■ The request
Go over the entries below line by line, copying each one that contains the word "matplotlib".

■ Information supplied
:::::
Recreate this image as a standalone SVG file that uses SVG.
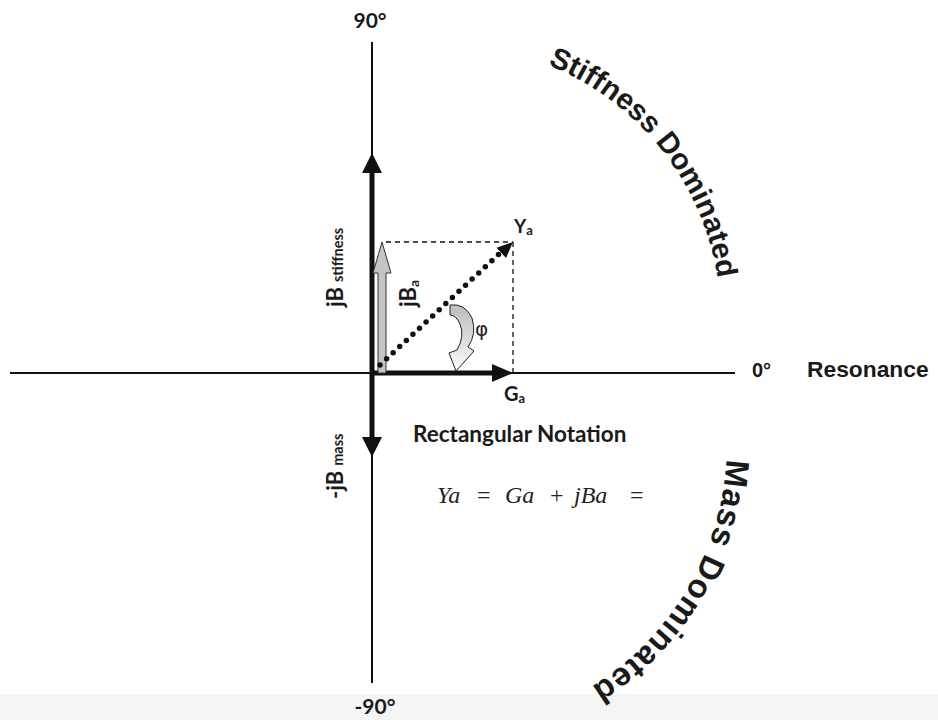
:::::
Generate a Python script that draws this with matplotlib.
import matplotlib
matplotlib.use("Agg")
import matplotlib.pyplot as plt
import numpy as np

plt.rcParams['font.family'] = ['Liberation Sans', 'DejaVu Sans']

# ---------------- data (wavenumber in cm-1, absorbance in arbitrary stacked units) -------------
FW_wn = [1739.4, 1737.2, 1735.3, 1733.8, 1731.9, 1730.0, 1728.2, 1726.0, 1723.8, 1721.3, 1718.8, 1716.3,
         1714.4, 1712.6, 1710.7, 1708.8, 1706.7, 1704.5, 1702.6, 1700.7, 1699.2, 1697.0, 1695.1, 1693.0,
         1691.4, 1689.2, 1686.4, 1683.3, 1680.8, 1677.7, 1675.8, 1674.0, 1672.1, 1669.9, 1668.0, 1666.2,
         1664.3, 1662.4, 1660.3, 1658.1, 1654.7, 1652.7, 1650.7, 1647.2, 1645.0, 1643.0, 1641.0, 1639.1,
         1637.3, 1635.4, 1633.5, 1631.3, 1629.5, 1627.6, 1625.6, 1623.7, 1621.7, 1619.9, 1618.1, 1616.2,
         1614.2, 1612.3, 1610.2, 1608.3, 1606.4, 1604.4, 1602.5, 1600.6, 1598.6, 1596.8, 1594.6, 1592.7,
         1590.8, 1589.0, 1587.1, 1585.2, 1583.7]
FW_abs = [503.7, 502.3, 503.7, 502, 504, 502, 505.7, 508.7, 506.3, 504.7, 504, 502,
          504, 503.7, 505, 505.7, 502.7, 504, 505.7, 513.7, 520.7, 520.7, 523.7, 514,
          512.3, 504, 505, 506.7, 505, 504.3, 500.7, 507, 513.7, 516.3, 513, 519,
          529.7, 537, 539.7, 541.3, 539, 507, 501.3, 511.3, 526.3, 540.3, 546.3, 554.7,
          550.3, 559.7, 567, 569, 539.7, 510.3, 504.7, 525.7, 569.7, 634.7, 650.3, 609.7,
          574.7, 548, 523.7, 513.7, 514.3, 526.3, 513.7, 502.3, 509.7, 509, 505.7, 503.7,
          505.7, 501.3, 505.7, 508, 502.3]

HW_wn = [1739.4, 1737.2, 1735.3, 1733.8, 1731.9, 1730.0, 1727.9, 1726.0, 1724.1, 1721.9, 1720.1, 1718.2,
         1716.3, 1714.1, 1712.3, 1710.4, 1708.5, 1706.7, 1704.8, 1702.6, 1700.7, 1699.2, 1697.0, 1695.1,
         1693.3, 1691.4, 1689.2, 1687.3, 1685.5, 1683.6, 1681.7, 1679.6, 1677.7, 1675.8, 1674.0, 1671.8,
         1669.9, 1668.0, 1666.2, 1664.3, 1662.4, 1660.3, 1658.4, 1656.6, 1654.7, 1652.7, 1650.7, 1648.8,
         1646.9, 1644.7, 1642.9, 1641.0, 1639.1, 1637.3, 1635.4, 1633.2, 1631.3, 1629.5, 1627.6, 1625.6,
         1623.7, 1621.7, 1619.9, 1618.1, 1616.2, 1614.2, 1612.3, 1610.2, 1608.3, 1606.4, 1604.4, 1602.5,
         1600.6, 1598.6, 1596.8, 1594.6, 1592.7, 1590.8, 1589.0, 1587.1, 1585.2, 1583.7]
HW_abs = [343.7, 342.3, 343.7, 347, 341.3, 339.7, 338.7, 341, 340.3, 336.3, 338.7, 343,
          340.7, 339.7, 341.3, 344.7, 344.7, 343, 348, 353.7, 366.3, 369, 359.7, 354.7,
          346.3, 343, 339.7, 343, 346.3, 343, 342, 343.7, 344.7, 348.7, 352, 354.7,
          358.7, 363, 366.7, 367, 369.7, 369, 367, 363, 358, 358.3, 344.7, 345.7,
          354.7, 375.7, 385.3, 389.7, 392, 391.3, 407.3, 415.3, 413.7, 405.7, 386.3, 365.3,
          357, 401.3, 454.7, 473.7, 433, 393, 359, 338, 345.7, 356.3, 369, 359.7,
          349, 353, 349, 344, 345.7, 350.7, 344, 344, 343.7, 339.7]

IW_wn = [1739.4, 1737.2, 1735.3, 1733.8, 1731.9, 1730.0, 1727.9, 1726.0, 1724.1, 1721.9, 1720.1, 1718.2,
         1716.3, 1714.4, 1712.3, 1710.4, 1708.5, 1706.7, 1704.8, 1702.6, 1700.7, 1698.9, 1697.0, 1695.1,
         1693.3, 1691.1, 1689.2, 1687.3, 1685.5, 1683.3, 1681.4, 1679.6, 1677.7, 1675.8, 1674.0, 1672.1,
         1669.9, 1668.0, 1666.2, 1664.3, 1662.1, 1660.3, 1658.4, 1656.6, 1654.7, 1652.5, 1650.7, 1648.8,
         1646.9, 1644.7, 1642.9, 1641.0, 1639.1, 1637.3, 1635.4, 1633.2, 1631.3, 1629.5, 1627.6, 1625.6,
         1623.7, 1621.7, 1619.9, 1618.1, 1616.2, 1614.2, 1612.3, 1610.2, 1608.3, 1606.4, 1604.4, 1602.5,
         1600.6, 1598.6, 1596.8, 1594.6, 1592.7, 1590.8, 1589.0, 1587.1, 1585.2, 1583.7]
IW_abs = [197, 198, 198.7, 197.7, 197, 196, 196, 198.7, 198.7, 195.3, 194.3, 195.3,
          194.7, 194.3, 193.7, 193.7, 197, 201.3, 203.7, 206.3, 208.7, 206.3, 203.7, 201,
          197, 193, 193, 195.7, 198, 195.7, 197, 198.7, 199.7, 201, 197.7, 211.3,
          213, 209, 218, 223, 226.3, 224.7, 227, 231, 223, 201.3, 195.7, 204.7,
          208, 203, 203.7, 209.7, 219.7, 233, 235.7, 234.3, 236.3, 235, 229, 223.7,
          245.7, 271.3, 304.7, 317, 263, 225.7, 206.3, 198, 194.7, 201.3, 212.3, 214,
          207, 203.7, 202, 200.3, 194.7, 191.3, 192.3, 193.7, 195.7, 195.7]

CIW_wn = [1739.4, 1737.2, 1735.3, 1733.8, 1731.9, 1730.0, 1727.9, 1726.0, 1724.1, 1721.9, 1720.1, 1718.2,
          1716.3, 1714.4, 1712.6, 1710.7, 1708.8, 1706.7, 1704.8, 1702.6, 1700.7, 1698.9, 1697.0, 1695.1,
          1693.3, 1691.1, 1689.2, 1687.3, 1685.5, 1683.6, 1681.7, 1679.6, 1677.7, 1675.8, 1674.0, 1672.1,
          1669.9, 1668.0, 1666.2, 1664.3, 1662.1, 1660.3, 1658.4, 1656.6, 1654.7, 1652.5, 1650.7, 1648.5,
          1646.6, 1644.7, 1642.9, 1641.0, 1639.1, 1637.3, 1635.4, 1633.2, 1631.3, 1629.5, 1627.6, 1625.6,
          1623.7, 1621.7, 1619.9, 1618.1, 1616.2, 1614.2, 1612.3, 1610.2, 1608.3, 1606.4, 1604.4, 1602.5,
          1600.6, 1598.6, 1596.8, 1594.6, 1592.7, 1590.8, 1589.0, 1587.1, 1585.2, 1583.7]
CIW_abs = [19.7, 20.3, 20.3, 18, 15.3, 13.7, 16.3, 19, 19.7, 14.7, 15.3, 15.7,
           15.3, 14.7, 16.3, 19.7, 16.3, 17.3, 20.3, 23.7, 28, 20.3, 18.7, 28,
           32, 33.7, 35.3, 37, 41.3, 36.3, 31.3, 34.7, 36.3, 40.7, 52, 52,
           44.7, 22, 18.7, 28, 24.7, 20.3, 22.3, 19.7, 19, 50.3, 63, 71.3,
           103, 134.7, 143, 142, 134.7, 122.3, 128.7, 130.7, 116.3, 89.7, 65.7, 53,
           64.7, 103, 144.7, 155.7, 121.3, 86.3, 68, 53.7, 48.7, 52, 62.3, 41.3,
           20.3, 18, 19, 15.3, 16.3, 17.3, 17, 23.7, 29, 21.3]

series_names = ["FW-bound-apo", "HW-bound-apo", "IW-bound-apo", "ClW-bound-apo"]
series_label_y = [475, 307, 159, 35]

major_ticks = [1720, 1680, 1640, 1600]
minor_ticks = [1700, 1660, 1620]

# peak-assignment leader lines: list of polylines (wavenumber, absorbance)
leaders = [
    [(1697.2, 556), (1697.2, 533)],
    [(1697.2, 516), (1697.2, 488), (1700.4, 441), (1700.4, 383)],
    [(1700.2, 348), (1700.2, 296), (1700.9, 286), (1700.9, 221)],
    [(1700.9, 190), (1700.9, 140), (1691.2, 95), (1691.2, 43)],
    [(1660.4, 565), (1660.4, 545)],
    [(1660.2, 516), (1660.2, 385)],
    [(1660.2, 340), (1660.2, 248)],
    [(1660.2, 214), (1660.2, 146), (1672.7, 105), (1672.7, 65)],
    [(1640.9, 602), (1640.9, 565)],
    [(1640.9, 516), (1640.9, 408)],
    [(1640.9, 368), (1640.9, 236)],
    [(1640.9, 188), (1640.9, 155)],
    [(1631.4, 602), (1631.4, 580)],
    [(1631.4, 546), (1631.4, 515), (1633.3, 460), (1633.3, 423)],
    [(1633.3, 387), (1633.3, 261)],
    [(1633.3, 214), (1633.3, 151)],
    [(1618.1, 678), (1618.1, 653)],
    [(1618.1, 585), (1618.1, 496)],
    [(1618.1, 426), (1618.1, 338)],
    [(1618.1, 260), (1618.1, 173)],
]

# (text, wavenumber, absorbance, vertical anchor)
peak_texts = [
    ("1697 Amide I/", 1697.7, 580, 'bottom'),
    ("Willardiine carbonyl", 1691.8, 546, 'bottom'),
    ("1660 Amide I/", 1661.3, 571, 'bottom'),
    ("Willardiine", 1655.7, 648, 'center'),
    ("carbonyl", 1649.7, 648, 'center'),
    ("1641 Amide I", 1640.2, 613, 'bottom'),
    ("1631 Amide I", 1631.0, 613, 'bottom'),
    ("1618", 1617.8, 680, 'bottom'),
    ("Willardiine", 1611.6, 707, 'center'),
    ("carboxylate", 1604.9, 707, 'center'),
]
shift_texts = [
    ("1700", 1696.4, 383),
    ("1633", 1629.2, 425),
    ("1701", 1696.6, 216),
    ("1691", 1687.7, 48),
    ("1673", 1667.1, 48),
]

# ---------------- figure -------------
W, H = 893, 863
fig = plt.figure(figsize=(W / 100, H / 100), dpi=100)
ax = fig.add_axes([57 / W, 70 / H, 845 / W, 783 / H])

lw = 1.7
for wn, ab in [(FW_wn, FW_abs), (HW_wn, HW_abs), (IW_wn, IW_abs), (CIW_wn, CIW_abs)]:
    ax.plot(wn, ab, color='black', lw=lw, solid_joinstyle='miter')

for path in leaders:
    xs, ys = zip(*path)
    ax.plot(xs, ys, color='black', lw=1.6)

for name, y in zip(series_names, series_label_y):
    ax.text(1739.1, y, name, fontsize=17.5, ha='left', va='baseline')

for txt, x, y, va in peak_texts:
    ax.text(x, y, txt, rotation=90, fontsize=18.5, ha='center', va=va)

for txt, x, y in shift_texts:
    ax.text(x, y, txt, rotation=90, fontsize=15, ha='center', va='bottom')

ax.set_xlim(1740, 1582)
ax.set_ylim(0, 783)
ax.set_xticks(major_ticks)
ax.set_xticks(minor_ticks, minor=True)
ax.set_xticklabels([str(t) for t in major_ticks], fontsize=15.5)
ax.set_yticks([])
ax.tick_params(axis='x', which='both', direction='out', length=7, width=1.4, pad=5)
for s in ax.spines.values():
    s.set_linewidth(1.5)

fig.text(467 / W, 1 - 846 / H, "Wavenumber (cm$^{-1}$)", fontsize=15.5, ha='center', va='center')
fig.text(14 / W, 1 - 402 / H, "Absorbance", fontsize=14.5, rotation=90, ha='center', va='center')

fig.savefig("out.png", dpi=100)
:::::
■ Reply to the task
Generate a Python script that draws this with matplotlib.
import matplotlib
matplotlib.use("Agg")
import matplotlib.pyplot as plt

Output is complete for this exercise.